Another point is that some answers were about Great Books, others are about Great Reads. I'm firmly down on the side of Great Reads, and I always have been that way. When I was a kid and had vague ideas that it would be really cool to be a writer, I knew without specifying that I meant a novelist: a storyteller. Great stories have always been my heart's home.
There are lots of great stories that I'd love to read again for the first time, but one that ravished me when I first read it in high school was Dorothy Dunnett's Game of Kings, the first book in her Lymond Chronicles. The richness of prose, the fascinating, complex characters, the drama and conflict and emotion were utterly captivating.
Dunnett was a brilliant and complicated writer and it made her books worth reading over and over. I wolfed down each new Lymond volume as it came out and was so desperate for the last one, Checkmate, that I had my sister buy it when she was visiting England since it wasn't out in the US then. And I paid for HARDCOVER! The first one I ever bought, but I wanted that book so…

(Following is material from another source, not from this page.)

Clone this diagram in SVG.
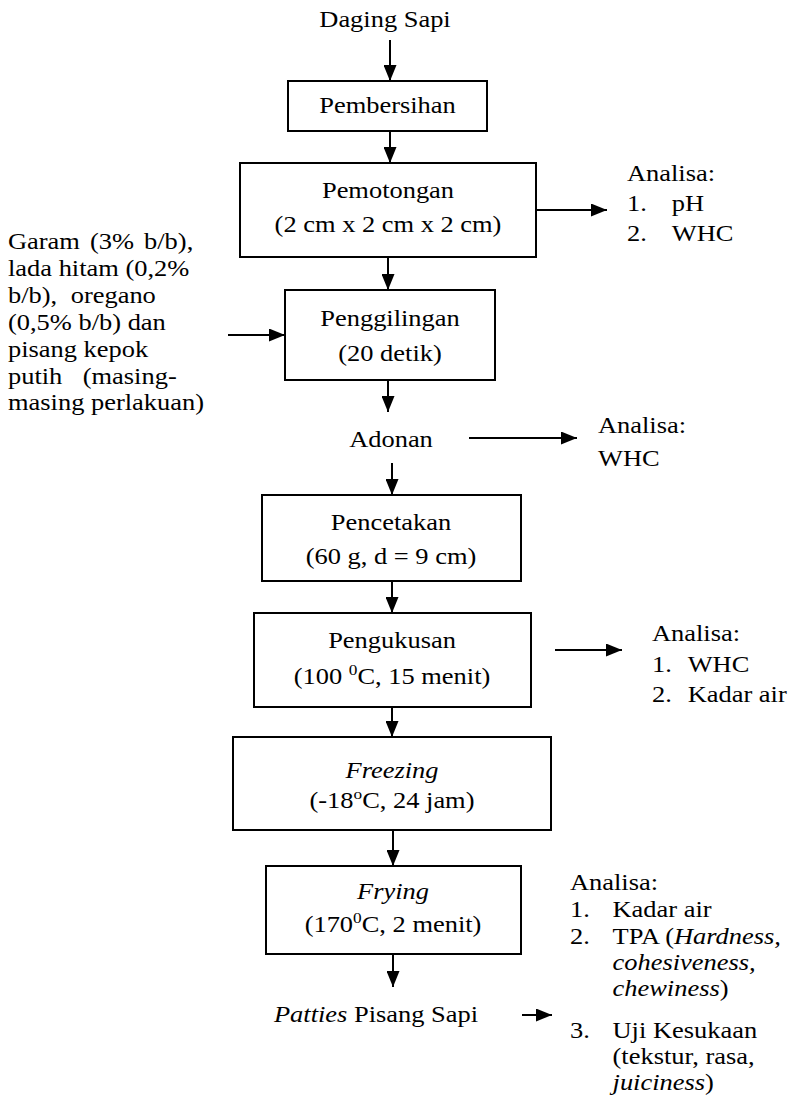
<svg xmlns="http://www.w3.org/2000/svg" width="808" height="1110" viewBox="0 0 808 1110" font-family="'Liberation Serif', 'DejaVu Serif', serif">
<style>
text{font-family:'Liberation Serif','DejaVu Serif',serif;font-size:23px;fill:#000}
.c{text-anchor:middle}
.box{fill:#fff;stroke:#000;stroke-width:2}
.ln{stroke:#000;stroke-width:2;fill:none;marker-end:url(#ah)}
.i{font-style:italic}
</style>
<defs>
<marker id="ah" markerUnits="userSpaceOnUse" markerWidth="16" markerHeight="13" refX="16" refY="6.5" orient="auto">
<path d="M0,0 L16,6.5 L0,13 z" fill="#000"/>
</marker>
</defs>
<rect width="808" height="1110" fill="#fff"/>
<g id="connectors">
<line class="ln" x1="390" y1="40" x2="390" y2="81"/>
<line class="ln" x1="390" y1="131" x2="390" y2="163"/>
<line class="ln" x1="536" y1="210" x2="607" y2="210"/>
<line class="ln" x1="388" y1="257" x2="388" y2="290"/>
<line class="ln" x1="228" y1="335" x2="285" y2="335"/>
<line class="ln" x1="388" y1="380" x2="388" y2="412"/>
<line class="ln" x1="469" y1="438" x2="577" y2="438"/>
<line class="ln" x1="392" y1="463" x2="392" y2="495"/>
<line class="ln" x1="392" y1="581" x2="392" y2="613"/>
<line class="ln" x1="555" y1="650" x2="622" y2="650"/>
<line class="ln" x1="392" y1="707" x2="392" y2="737"/>
<line class="ln" x1="393" y1="830" x2="393" y2="866"/>
<line class="ln" x1="393" y1="954" x2="393" y2="987"/>
<line class="ln" x1="522" y1="1015" x2="552" y2="1015"/>
</g>
<g id="daging"><text class="c" transform="translate(385,27) scale(1.15,1)">Daging Sapi</text></g>
<g id="pembersihan"><rect class="box" x="288" y="81" width="199" height="50"/>
<text class="c" transform="translate(387.5,113) scale(1.15,1)">Pembersihan</text></g>
<g id="pemotongan"><rect class="box" x="240" y="163" width="296" height="94"/>
<text class="c" transform="translate(388,198) scale(1.15,1)">Pemotongan</text>
<text class="c" transform="translate(388,232) scale(1.15,1)">(2 cm x 2 cm x 2 cm)</text></g>
<g id="analisa1" transform="translate(627,0) scale(1.15,1)"><text><tspan x="0" y="181">Analisa:</tspan><tspan x="0" y="211">1.</tspan><tspan x="39" y="211">pH</tspan><tspan x="0" y="241">2.</tspan><tspan x="39" y="241">WHC</tspan></text></g>
<g id="bahan" transform="translate(8,0) scale(1.15,1)">
<text x="0" y="249" word-spacing="3">Garam (3% b/b),</text>
<text x="0" y="276">lada hitam (0,2%</text>
<text x="0" y="303" word-spacing="6">b/b), oregano</text>
<text x="0" y="330">(0,5% b/b) dan</text>
<text x="0" y="357">pisang kepok</text>
<text x="0" y="384" word-spacing="12">putih (masing-</text>
<text x="0" y="410">masing perlakuan)</text>
</g>
<g id="penggilingan"><rect class="box" x="285" y="290" width="210" height="90"/>
<text class="c" transform="translate(390,326) scale(1.15,1)">Penggilingan</text>
<text class="c" transform="translate(390,361) scale(1.15,1)">(20 detik)</text></g>
<g id="adonan"><text class="c" transform="translate(391,447) scale(1.15,1)">Adonan</text></g>
<g id="analisa2" transform="translate(598,0) scale(1.15,1)"><text><tspan x="0" y="433">Analisa:</tspan><tspan x="0" y="466">WHC</tspan></text></g>
<g id="pencetakan"><rect class="box" x="262" y="495" width="259" height="86"/>
<text class="c" transform="translate(391,530) scale(1.15,1)">Pencetakan</text>
<text class="c" transform="translate(391,564) scale(1.15,1)">(60 g, d = 9 cm)</text></g>
<g id="pengukusan"><rect class="box" x="254" y="613" width="277" height="94"/>
<text class="c" transform="translate(392,648) scale(1.15,1)">Pengukusan</text>
<text class="c" transform="translate(392,684) scale(1.15,1)">(100 <tspan font-size="15" dy="-9">0</tspan><tspan dy="9">C, 15 menit)</tspan></text></g>
<g id="analisa3" transform="translate(652,0) scale(1.15,1)"><text><tspan x="0" y="641">Analisa:</tspan><tspan x="0" y="672">1.</tspan><tspan x="31" y="672">WHC</tspan><tspan x="0" y="702">2.</tspan><tspan x="31" y="702">Kadar air</tspan></text></g>
<g id="freezing"><rect class="box" x="233" y="737" width="318" height="93"/>
<text class="c i" transform="translate(392,778) scale(1.15,1)">Freezing</text>
<text class="c" transform="translate(392,808) scale(1.15,1)">(-18<tspan font-size="15" dy="-9">o</tspan><tspan dy="9">C, 24 jam)</tspan></text></g>
<g id="frying"><rect class="box" x="266" y="866" width="255" height="88"/>
<text class="c i" transform="translate(393,899) scale(1.15,1)">Frying</text>
<text class="c" transform="translate(393,932) scale(1.15,1)">(170<tspan font-size="15" dy="-9">0</tspan><tspan dy="9">C, 2 menit)</tspan></text></g>
<g id="patties"><text class="c" transform="translate(376,1022) scale(1.15,1)"><tspan class="i">Patties</tspan> Pisang Sapi</text></g>
<g id="analisa4" transform="translate(570,0) scale(1.15,1)"><text><tspan x="0" y="890">Analisa:</tspan><tspan x="0" y="917">1.</tspan><tspan x="37" y="917">Kadar air</tspan><tspan x="0" y="944">2.</tspan><tspan x="37" y="944">TPA (</tspan><tspan class="i">Hardness,</tspan><tspan class="i" x="37" y="970">cohesiveness,</tspan><tspan class="i" x="37" y="996">chewiness</tspan><tspan>)</tspan><tspan x="0" y="1038">3.</tspan><tspan x="37" y="1038">Uji Kesukaan</tspan><tspan x="37" y="1064">(tekstur, rasa,</tspan><tspan class="i" x="37" y="1090">juiciness</tspan><tspan>)</tspan></text></g>
</svg>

Another Great Read is Lois McMaster Bujold's The Curse of Chalion. I've read and loved most of her fantasy and science fiction, but Chalion, the first in a fantasy series set in a world not unlike medieval Spain, was the one I love best. The hero is one of the most tortured and fascinating I ever read, and his story just gets better and better and better as the book progresses.
Bujold's world-building is amazing and includes a marvelous five god theology that is the warp and woof of the story. I first read the book in manuscript to give it a quote, and I've read it again several times in every available format: hardcover, paperback, e-reader. I can't read it again for the first time--but I can re-read, and have. And will again!
So--what books would you love to read again for the first time? And how much is that connected to time and place? I look forward to hearing the answers!